Introducing the key concept of “legal derivatives,” the first part of this dissertation demonstrate that the war crimes trials conducted by the Allied countries, the KMT, and the CCP all derivatized victims of sexual violence, thus reducing the suffering of women to that of men. This legal derivatization not only led to the marginalization of female victims in the discursive configuration, but also erased their suffering from collective memory.
The flourishing of feminist movements and the rise of new approaches towards transitional justice each contributed to transforming world opinion on violence against women as well as the role of victims in judicial proceedings. It was against this backdrop that victims of the Japanese comfort women system came out, and concerned global citizens demanded an official apology and proper compensation for their suffering. With this eruption of the “comfort women” issue, Chinese comfort women – with the help of lawyers and activists – instigated four class-action lawsuits against the Japanese government. However, how these lawyers represented the personal stories of comfort women and what actually happened in the courtroom have remained obscure, an academic gap that Chapter 4 fills. Unlike conventional verdict-centered approaches to civilian trials involving comfort women, this chapter adopts a procedural approach of analysis by delving into the court transcripts, legal briefs, and other evidentiary materials tendered to the court. It argues that the female victims and their lawyers expanded the meaning of the courtroom by turning it into a site for knowledge transmission and recognition. The findings suggest that these proceedings have the potential to serve as an exemplary model for future civil trials adjudicating historical injustices of sexual and gender-based violence, while restoring respect and agency to female victims. Chapter 5 focuses on how the Chinese prosecution team contributed to the 2000 Women’s International War Crimes Tribunal on Japan’s Military Sexual Slavery, through an examination into the prosecution documents submitted by the Chinese delegation. This chapter argues that a divergent gap emerged between the transnational pursuit of justice for a wide range of female victims on the international stage and the Chinese prosecution team’s narrow pursuit of justice for rape victims. Ultimately, the judicial discourse of transnational gender justice exhibited in the court ruling did not quite reflect the Chinese delegation’s contribution to the international judicial endeavor.

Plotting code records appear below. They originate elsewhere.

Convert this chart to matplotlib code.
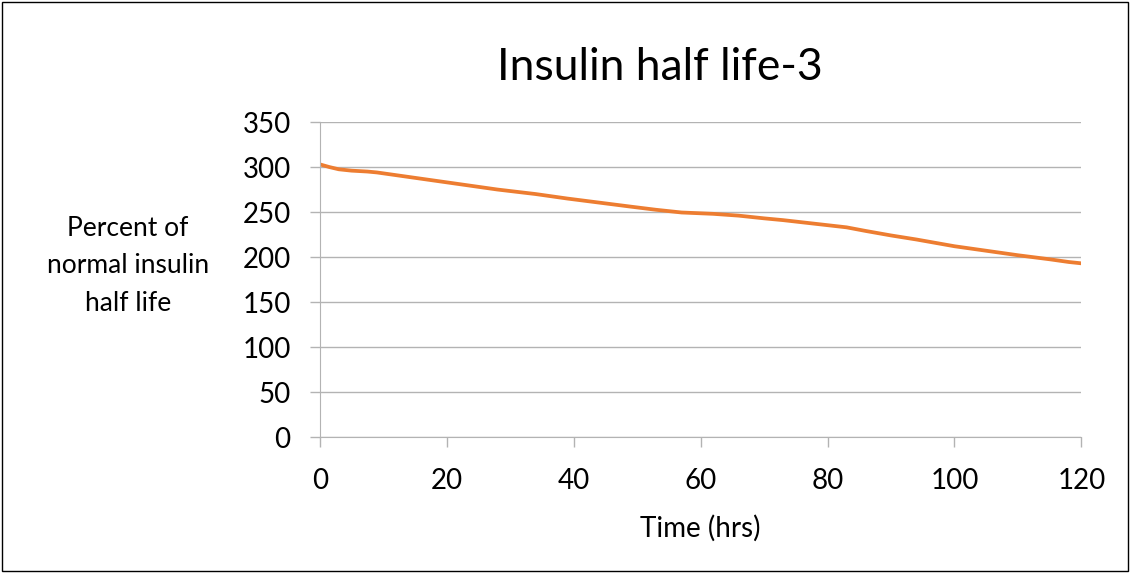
import numpy as np
import matplotlib
matplotlib.use("Agg")
from matplotlib import pyplot as plt
from matplotlib.patches import Rectangle

# data
time_hrs = [0, 1.5, 3, 5, 7.5, 9, 12, 18, 24, 28, 34, 39, 44, 49, 53, 57, 62, 66, 70, 73, 78, 83, 86, 90, 94, 100, 105, 110, 115, 118, 120]
percent = [303, 300, 297.5, 296, 295, 294, 291, 285, 279, 275, 270, 265, 260.5, 256, 252.5, 249.5, 248, 246, 243, 241, 237, 233, 229, 224, 219.5, 212, 207, 202, 197.5, 194.5, 193]
x_ticks = [0, 20, 40, 60, 80, 100, 120]
y_ticks = [0, 50, 100, 150, 200, 250, 300, 350]

plt.rcParams['font.family'] = ['Lato', 'DejaVu Sans']

fig = plt.figure(figsize=(11.3, 5.73), dpi=100)
ax = fig.add_axes([0.283, 0.2373, 0.674, 0.5497])

grid_col = '#b3b3b3'
ax.plot(time_hrs, percent, color='#ED7D31', lw=2.7, solid_capstyle='round')

ax.set_xlim(0, 120)
ax.set_ylim(0, 350)
ax.set_xticks(x_ticks)
ax.set_yticks(y_ticks)
ax.yaxis.grid(True, color=grid_col, lw=1)
ax.set_axisbelow(True)
for s in ['top', 'right']:
    ax.spines[s].set_visible(False)
ax.spines['left'].set_color(grid_col)
ax.spines['bottom'].set_color(grid_col)
ax.tick_params(axis='both', colors=grid_col, length=7, width=1, labelsize=20, labelcolor='black')
ax.tick_params(axis='x', pad=15)
ax.tick_params(axis='y', pad=14)

# title sits a bit left of the plot centre, as in the reference
fig.text(0.584, 0.882, 'Insulin half life-3', ha='center', va='center', fontsize=32)
ax.set_xlabel('Time (hrs)', fontsize=20, labelpad=15)
fig.text(0.113, 0.536, 'Percent of\nnormal insulin\nhalf life', ha='center', va='center',
         fontsize=19, linespacing=1.63)

fig.patches.append(Rectangle((0.002, 0.003), 0.996, 0.994, transform=fig.transFigure,
                             fill=False, edgecolor='black', lw=1))

fig.savefig('out.png', dpi=100)
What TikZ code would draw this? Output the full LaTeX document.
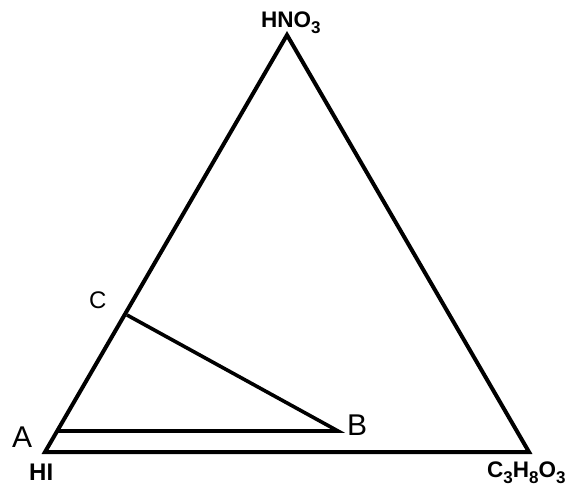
\documentclass[tikz,border=0pt]{standalone}
\usepackage{fontspec}
\setmainfont{Liberation Sans}
\newcommand{\sbs}[1]{\raisebox{-6pt}{\fontsize{17}{17}\selectfont #1}}
\begin{document}
\begin{tikzpicture}[x=1pt,y=-1pt,
  edge/.style={line width=4pt,line join=miter},
  inner/.style={line width=3.6pt},
  blab/.style={inner sep=0pt,anchor=base west,font=\bfseries\fontsize{22.5}{22.5}\selectfont},
  plab/.style={inner sep=0pt,anchor=base west,font=\fontsize{30}{30}\selectfont}]
\useasboundingbox (0,0) rectangle (575,493);
\coordinate (top) at (287,35);
\coordinate (hi) at (45,452);
\coordinate (gl) at (529,452);
\coordinate (a) at (57,431);
\coordinate (b) at (338,431);
\coordinate (c) at (127,315);
\draw[edge] (top) -- (gl) -- (hi) -- cycle;
\draw[inner] (a) -- (b) -- (c);
\node[blab] (lhno) at (261,27) {HNO\sbs{3}};
\node[blab,font=\bfseries\fontsize{24}{24}\selectfont] (lhi) at (29,480) {HI};
\node[blab] (lgl) at (487,477) {C\sbs{3}H\sbs{8}O\sbs{3}};
\node[plab] (la) at (12,447) {A};
\node[plab] (lb) at (347,435) {B};
\node[plab,font=\fontsize{24}{24}\selectfont] (lc) at (89,308) {C};
\end{tikzpicture}
\end{document}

This dissertation finds that while the war crimes trials subsumed women’s pain into national suffering, the reparation lawsuits and the Women’s Tribunal resurrected it in order to address it squarely.
During the reparation lawsuits and the Women’s Tribunal, lawyers, feminists, and other activists aimed to attain the legal recognition of sexual violence inflicted upon women as a gender-specific crime to be prosecuted. The Women’s Tribunal, in particular, achieved this legal recognition of women’s suffering, thereby restoring what Shoshana Felman calls the “legal subjectivity” of victims. This shift during the civil trials reflected the remarkable change in the judicial treatment of female victims from legal derivatives to legal subjects; and, by extension, the adjudication of sexual violence from a generalized reflection of men’s suffering to gender-specific crimes. Such key findings of this dissertation contribute towards a better understanding of the significance of gender justice, and is therefore deemed worthy of conferring the degree of Doctor of Philosophy (Ph.D.).